Passive redundancy improves performance by using excess capacity, while active redundancy employs parallel identical components. Through controlled component shutdowns, redundancy simulation analyzes system capacity. Automation is critical for high availability since it reduces human-caused system disruptions.
Fault Tolerance
The following features are required for the basic system design for fault tolerance.
Fault Detection
In the case of a failure, the system must identify the malfunctioning component. To do this, the system must be equipped with specific failure detection methods. Faults are classified according to their source, effect, location, and duration.
Single Point of Failure Removal
Any single point of failure within the system must be made redundant so that the entire system may continue to operate without interruption, even if one or more components fail.
Reversion Mode Availability
After a failed repair, reversion mode provides a smooth return to the previous system configuration, avoiding downtime or data loss.
Fault Containment
In the case of fault propagation, a firewall or equivalent device is required to confine the problem and protect the system’s integrity.
Conclusion
In summary, high availability and fault tolerance are two independent ways to maintain system dependability and uptime. High availability avoids downtime and provides continuous access to services, generally accomplished via redundancy and load balancing. Fault tolerance, on the other hand, uses more complicated and expensive strategies to retain system operation despite failures.

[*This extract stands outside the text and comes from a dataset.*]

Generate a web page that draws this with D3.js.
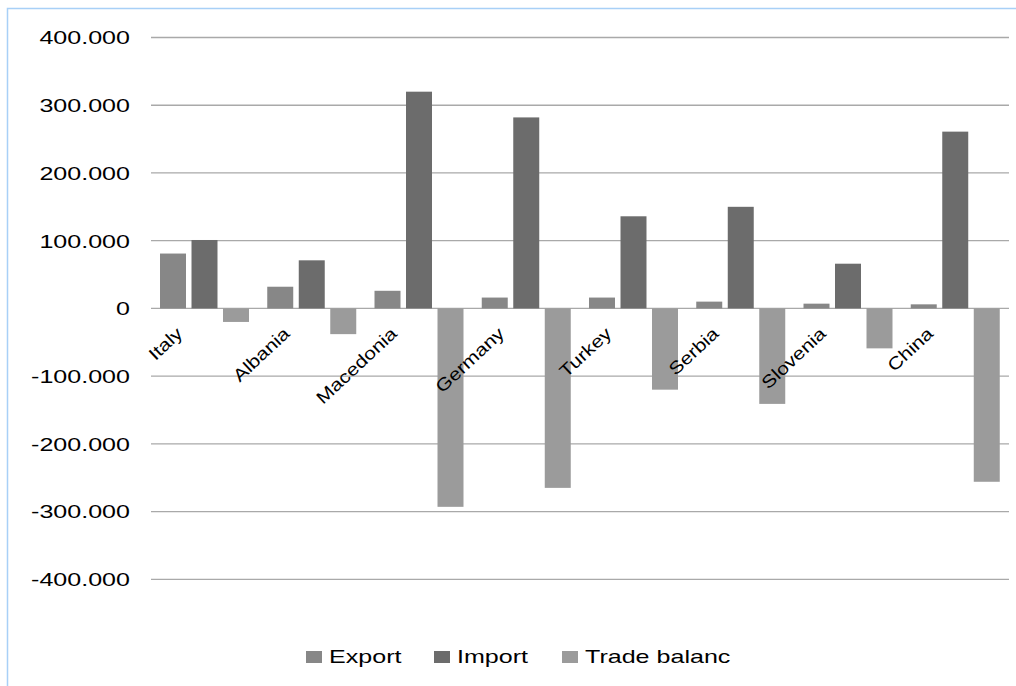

The decision between HA and FT is determined by the system or application’s unique needs. It is fairly commonplace for systems to include components of both techniques to balance continuous availability and strong error recovery. Finally, the choice should be driven by the system’s criticality, financial restrictions, and the tolerable degree of downtime in the setting.
High availability and fault tolerance will continue to be essential for architects and engineers striving to develop dependable, resilient, and efficient systems as technology advances.